Goal
From the records, pick out and copy each line containing "that".

* START Data provided *

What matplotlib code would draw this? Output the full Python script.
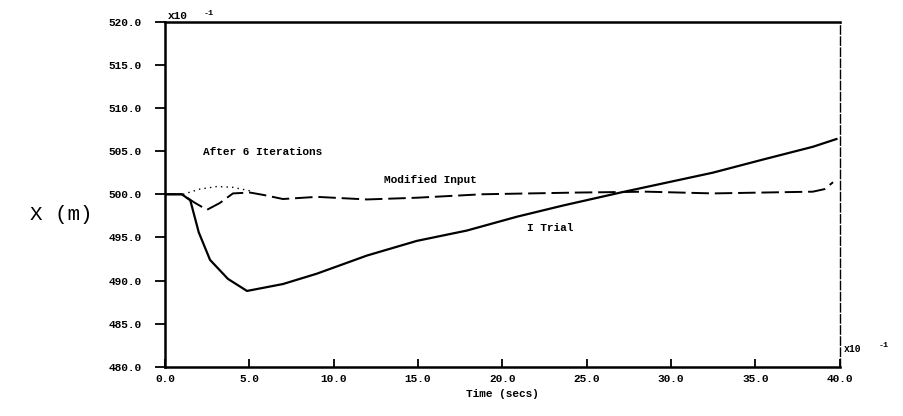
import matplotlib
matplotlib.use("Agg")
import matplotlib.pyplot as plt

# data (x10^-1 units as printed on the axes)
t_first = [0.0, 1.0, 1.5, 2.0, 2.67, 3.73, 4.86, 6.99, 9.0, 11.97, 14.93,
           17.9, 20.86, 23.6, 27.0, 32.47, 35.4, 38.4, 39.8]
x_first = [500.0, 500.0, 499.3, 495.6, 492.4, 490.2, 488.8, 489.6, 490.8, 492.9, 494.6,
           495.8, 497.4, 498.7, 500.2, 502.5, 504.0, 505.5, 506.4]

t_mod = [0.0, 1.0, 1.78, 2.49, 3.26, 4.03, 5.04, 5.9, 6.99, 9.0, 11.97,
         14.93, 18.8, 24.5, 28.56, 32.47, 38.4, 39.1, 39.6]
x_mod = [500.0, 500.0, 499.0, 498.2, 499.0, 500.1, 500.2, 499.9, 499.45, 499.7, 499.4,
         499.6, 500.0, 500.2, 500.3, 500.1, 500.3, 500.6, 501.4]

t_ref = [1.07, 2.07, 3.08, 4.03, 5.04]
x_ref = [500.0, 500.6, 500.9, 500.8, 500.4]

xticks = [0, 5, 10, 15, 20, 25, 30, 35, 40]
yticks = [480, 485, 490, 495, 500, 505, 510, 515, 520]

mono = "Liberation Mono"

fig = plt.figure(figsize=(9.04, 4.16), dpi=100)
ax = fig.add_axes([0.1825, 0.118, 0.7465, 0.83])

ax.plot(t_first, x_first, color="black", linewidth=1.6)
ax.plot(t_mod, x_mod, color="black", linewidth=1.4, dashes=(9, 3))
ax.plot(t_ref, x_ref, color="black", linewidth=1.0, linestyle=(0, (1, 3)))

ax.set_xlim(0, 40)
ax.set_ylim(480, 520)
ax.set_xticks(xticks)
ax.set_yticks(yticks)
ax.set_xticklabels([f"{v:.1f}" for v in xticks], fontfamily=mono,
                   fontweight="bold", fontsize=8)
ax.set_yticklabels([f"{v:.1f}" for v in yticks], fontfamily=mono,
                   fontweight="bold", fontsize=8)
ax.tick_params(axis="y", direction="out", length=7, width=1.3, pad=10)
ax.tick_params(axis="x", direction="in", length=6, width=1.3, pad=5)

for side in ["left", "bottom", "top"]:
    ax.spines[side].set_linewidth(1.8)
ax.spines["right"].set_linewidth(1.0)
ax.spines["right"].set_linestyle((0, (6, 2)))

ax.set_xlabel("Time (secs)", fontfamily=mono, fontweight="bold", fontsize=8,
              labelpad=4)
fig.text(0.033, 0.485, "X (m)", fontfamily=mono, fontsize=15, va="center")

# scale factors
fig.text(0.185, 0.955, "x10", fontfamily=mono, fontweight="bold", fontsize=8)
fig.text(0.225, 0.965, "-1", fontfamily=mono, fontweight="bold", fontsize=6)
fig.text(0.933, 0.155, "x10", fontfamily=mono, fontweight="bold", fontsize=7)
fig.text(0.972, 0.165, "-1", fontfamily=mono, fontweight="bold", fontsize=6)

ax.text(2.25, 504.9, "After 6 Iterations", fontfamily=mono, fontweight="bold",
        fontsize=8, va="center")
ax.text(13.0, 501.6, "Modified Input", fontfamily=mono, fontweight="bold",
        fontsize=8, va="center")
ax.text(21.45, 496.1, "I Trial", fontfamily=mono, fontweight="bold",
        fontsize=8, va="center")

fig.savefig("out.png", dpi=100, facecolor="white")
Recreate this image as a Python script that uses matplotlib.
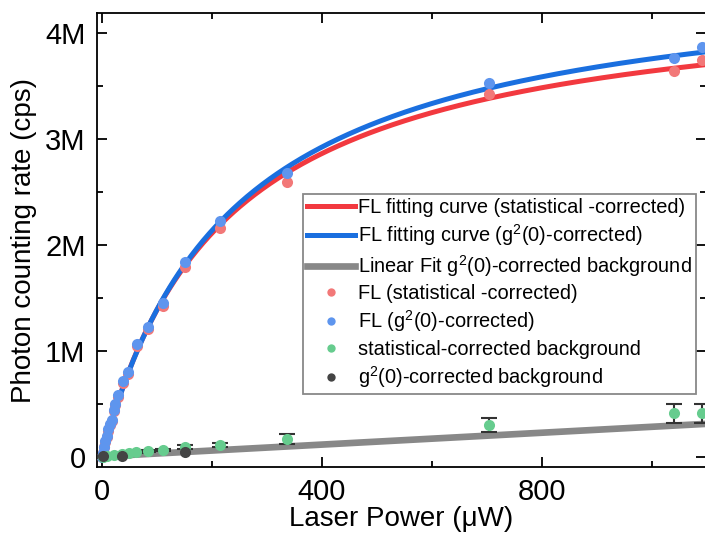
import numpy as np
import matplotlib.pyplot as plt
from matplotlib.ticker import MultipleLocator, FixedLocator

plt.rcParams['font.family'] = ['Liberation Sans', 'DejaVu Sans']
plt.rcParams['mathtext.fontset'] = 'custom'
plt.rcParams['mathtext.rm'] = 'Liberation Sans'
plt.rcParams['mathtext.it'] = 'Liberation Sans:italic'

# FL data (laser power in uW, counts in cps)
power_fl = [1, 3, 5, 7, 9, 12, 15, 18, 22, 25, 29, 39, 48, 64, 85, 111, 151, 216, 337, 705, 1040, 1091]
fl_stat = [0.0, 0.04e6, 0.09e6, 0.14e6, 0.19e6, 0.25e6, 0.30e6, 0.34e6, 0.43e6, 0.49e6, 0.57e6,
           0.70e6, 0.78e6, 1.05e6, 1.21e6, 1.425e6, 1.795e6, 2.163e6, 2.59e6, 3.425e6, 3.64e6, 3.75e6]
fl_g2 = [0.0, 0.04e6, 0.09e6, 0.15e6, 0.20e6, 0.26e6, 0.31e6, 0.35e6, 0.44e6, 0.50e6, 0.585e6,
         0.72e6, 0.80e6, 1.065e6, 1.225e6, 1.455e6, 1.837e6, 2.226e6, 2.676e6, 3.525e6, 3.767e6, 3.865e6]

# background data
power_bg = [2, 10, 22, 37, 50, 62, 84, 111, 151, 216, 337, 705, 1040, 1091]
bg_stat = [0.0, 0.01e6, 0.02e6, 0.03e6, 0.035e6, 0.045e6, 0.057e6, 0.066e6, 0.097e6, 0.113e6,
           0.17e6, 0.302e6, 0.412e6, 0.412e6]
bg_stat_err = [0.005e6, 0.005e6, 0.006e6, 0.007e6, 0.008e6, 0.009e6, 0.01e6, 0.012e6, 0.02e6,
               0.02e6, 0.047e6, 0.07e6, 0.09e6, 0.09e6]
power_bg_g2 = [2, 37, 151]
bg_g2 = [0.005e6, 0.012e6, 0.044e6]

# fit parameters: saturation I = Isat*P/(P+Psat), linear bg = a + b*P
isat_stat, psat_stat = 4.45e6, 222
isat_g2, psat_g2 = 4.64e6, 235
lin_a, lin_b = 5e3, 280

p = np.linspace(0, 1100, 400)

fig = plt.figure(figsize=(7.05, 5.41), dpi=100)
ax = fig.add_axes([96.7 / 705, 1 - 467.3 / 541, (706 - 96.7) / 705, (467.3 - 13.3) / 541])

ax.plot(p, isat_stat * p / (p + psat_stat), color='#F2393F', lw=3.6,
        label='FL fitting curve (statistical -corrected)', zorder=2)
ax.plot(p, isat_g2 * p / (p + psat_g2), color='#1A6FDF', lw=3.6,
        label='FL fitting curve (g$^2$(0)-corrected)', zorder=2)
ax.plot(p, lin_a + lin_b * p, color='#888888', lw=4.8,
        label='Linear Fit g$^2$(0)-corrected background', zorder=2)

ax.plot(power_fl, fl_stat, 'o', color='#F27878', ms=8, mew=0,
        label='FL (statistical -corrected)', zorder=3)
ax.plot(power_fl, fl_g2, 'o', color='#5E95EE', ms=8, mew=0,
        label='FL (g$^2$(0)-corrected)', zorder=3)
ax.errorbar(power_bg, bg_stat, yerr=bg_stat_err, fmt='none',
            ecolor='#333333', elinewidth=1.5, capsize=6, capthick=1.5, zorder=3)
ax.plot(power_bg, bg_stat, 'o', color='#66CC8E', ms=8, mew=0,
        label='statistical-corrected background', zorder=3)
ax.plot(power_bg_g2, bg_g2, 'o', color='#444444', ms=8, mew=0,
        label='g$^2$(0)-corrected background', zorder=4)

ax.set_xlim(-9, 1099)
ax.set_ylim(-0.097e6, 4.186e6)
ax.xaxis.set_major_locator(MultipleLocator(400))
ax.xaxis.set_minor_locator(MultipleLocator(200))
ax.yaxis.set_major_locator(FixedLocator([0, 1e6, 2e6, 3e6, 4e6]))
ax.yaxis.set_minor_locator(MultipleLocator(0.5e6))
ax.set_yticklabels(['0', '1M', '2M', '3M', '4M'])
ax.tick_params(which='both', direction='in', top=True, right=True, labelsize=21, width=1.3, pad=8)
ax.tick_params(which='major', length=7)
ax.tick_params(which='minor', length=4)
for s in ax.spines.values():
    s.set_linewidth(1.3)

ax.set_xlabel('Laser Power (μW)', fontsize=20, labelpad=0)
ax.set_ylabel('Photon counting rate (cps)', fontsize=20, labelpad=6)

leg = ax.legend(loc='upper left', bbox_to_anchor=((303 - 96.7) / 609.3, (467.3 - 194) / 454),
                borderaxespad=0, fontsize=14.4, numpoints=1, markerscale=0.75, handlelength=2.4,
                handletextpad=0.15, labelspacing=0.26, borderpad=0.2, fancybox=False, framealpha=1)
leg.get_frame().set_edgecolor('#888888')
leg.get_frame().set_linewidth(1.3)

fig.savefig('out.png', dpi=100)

* END Data provided *
* START Data provided *

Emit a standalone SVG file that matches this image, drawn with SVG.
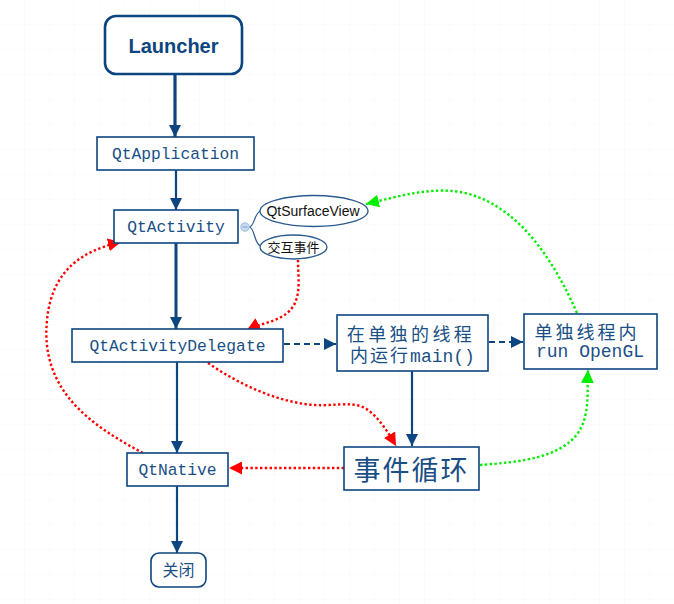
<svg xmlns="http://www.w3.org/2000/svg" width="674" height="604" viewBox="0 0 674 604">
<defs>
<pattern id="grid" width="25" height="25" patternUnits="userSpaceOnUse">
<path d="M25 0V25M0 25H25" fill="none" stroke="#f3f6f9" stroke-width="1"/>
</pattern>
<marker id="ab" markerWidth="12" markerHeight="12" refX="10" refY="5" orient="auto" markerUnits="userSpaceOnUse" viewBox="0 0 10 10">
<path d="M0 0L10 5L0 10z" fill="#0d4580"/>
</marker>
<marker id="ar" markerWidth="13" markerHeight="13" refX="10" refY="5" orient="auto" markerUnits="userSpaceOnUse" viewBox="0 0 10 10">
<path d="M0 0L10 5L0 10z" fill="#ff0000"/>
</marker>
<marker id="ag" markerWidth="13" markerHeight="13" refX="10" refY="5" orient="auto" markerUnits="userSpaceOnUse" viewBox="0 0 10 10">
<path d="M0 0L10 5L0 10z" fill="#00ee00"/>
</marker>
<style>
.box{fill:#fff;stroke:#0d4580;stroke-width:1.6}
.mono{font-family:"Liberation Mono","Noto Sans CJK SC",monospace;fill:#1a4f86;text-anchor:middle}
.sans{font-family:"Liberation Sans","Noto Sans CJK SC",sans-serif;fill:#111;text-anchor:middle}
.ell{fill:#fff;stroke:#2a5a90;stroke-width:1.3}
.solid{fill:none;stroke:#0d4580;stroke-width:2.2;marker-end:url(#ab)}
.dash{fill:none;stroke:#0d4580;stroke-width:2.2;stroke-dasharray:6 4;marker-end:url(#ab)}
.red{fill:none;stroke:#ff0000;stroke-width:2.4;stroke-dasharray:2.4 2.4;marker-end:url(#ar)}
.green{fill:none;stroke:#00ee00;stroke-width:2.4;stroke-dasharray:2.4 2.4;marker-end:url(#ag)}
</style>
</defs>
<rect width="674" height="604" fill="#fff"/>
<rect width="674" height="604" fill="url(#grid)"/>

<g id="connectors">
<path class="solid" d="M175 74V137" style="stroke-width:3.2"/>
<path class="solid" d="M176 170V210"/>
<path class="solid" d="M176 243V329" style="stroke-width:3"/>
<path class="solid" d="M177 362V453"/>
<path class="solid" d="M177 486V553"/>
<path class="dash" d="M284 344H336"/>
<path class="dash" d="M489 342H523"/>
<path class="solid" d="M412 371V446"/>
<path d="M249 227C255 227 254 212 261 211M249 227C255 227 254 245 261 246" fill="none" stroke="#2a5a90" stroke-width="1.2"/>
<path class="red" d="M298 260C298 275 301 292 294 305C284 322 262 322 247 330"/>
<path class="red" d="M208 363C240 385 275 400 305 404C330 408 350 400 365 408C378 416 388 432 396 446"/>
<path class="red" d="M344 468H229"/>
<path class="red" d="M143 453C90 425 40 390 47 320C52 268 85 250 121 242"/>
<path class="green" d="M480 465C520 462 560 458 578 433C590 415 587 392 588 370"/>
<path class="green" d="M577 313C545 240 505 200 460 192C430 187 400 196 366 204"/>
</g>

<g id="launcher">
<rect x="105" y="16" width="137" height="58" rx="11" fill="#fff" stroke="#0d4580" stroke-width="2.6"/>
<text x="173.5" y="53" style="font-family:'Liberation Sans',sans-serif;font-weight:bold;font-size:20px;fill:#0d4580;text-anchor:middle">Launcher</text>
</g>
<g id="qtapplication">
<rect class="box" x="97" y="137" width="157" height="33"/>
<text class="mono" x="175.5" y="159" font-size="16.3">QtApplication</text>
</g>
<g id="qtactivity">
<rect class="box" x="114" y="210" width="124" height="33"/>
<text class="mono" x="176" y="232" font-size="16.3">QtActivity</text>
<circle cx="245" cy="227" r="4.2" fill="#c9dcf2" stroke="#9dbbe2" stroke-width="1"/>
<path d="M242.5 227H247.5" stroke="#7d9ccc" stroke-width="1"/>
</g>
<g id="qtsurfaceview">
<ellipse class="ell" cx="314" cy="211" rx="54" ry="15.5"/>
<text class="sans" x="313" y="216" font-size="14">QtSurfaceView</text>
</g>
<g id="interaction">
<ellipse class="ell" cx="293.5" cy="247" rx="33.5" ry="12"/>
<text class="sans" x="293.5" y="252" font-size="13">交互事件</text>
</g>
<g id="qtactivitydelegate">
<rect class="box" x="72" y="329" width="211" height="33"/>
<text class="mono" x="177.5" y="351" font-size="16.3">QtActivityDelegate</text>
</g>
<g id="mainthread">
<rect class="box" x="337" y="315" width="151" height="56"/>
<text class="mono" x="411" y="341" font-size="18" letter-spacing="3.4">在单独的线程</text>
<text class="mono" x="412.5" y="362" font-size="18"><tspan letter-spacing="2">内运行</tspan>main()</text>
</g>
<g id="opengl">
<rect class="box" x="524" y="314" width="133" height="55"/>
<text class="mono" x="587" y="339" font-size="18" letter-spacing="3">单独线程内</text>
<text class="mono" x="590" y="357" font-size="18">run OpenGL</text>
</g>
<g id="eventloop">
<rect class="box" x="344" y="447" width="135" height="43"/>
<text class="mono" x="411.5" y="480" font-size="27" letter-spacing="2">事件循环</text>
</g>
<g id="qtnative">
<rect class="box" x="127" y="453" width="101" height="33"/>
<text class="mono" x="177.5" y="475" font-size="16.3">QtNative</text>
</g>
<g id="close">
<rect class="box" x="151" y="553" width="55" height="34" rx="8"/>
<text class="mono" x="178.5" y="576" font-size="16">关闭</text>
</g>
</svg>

* END Data provided *

Answer to the exercise
Recreate this image as a Python script that uses matplotlib.
Emit a standalone SVG file that matches this image, drawn with SVG.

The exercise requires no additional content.